No, Space.com, Cutoff of Satellite Sea-Ice Data Won’t Make Any Difference
Excerpt:
Sea ice has long-been a poster child for climate alarmism, but as we’ve discussed extensively at Climate Realism, and Climate at a Glance here, here, and here, it’s a flawed and noisy proxy for climate change. First off, Arctic sea ice, while lower than its 1979-2000 average, has not vanished as predicted. Since the notable low in 2007, Arctic sea ice extent has stabilized at a new, lower plateau, fluctuating year to year but showing no consistent downward spiral toward an “ice-free Arctic” summer, as seen in Figure 1 below.

This stabilization is despite endless model-based forecasts and dire predictions from Al Gore.
For example, Arctic sea ice has remained stable for nearly 20 years. Meanwhile, Antarctic sea ice tells an even more inconvenient story. Contrary to models predicting ice loss in a warming world, Antarctic sea ice has shown periods of growth, particularly in recent years. Further, in 2014, Antarctic sea ice reached a new record high extent. This growth directly contradicts the narrative that a warmer planet universally melts sea ice, exposing the oversimplification of tying ice extent to global temperature.
But even worse, as has been pointed out at Climate at a Glance, even the losses of Antarctic ice are insignificant in the much bigger picture of total ice in Antarctica.

Graphs originally by Willis Eshenbach, adapted and annotated by Anthony Watts.
Why is sea ice such a shaky climate proxy?
As we’ve long argued, it’s influenced by far more than just temperature. Wind patterns, ocean currents, and natural variability like the Arctic Oscillation play massive roles. For instance, note how changes in wind patterns affect Antarctic sea ice. In Antarctica, changes in atmospheric circulation, not just temperature, drive ice variability. Add to that the fact that sea ice data is riddled with measurement challenges: sensor calibration issues, satellite drift, and algorithm tweaks can all skew results. The Space.com article’s claim that losing SSMIS data blinds us to climate change ignores these complexities and assumes sea ice is a straightforward barometer of climate change, which it’s not.

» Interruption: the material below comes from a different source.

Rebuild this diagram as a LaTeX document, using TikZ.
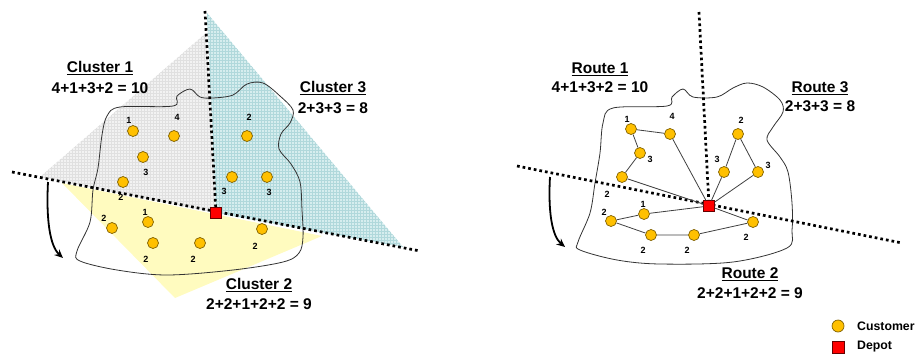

Tracking daily sea ice provides, at best, a rough indication of what’s happening in the polar regions, heavily filtered by natural variability and technical limitations. For actual climate science, this metric tells us less about the climate than about the limitations of our models and the persistent urge to find a simple answer to a complex system. The scientific value is, therefore, minimal—especially when compared to the breathless importance often assigned to it.